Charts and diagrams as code
---+---

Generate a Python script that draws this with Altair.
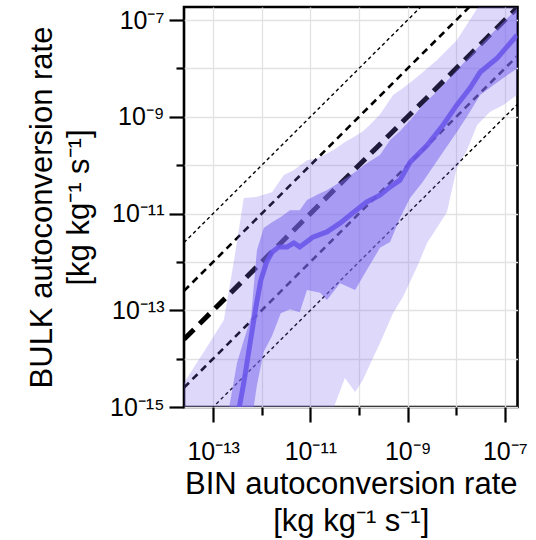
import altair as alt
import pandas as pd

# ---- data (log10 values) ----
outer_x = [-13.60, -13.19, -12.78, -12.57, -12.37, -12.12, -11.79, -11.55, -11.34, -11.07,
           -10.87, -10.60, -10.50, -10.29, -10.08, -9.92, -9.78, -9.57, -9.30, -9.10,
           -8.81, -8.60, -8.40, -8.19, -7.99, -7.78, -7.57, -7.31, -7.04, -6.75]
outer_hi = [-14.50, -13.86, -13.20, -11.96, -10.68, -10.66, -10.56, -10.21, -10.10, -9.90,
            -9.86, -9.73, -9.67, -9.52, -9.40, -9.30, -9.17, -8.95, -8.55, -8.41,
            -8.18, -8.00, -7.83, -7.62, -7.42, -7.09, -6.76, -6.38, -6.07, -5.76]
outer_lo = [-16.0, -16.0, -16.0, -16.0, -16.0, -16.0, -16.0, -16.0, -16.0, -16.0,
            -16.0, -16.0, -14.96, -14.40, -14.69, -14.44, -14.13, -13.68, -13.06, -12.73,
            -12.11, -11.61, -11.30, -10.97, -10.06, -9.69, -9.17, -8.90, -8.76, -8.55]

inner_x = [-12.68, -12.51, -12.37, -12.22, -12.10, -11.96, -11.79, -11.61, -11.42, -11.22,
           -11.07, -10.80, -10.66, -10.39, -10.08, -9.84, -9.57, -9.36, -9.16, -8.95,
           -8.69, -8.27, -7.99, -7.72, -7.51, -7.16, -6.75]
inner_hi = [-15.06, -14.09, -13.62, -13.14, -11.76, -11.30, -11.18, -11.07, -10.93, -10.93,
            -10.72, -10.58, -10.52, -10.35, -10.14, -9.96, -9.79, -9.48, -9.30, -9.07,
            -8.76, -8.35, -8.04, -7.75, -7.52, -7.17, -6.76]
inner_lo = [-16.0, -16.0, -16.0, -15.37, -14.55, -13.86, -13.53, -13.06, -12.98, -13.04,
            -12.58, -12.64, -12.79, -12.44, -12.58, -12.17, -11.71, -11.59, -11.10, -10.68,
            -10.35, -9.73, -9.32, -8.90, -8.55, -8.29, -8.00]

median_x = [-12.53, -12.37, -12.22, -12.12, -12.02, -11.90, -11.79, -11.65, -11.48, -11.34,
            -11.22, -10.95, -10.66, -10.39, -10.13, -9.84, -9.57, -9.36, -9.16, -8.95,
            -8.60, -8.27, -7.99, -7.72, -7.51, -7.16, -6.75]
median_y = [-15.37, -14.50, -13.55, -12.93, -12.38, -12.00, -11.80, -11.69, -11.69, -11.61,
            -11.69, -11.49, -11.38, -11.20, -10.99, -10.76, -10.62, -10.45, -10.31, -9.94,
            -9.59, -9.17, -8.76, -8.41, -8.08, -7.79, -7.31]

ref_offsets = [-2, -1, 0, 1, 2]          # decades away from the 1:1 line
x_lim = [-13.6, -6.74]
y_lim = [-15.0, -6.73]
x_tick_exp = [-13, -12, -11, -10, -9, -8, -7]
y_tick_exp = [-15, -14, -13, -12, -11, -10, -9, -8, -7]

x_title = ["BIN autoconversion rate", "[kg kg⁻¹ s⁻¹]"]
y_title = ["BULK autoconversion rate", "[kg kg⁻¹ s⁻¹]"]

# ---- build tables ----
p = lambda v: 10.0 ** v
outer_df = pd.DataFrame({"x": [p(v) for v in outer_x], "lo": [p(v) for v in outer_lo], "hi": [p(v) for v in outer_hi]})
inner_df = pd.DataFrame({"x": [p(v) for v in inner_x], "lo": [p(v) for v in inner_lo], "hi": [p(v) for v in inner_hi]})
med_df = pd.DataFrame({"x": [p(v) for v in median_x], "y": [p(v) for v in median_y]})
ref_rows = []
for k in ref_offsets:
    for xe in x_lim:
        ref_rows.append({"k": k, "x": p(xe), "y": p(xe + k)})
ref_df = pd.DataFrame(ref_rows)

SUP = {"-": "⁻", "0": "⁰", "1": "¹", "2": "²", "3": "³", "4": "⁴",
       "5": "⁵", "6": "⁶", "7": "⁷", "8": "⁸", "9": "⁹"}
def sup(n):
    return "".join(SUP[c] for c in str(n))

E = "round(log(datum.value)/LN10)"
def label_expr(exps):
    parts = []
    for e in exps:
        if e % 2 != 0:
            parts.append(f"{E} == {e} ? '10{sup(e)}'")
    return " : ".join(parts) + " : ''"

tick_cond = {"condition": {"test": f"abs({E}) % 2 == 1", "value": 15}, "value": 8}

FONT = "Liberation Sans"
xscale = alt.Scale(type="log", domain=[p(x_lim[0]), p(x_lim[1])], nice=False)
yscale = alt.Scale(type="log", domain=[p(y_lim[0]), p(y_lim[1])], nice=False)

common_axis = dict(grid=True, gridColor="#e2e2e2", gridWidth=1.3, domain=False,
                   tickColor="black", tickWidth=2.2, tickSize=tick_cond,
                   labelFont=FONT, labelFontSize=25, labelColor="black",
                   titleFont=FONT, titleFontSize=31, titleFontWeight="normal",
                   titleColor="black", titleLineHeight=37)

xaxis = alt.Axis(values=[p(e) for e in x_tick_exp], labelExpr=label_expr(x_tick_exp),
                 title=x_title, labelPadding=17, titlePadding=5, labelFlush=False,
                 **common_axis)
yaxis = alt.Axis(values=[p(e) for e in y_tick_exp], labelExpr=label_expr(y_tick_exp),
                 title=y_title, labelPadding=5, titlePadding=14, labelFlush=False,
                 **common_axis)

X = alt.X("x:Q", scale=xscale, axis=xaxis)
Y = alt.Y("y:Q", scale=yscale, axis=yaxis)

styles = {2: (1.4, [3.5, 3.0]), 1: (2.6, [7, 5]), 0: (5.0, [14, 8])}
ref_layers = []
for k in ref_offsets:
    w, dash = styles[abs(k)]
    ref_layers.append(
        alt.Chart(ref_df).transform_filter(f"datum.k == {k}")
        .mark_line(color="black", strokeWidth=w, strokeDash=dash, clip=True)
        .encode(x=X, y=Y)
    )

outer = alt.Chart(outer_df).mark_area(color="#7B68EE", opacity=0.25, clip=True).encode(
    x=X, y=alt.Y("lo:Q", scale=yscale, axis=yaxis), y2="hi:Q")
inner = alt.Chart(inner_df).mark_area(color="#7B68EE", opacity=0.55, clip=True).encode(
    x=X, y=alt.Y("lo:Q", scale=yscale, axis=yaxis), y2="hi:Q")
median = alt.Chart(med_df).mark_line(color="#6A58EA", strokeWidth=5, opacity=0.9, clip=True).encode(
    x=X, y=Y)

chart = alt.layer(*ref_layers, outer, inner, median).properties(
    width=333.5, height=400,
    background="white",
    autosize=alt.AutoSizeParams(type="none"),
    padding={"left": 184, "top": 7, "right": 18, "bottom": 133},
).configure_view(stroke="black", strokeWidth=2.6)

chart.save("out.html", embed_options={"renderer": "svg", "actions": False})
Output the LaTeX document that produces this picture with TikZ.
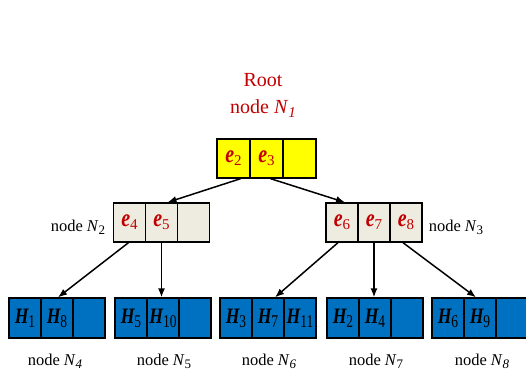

---+---

DO THIS: The lines from the start of the entries above through the one containing "import pandas as pd" are to be retyped exactly, and no others. Pictures are left out.

TASK ANSWER:
Generate a Python script that draws this with Altair.
import altair as alt
import pandas as pd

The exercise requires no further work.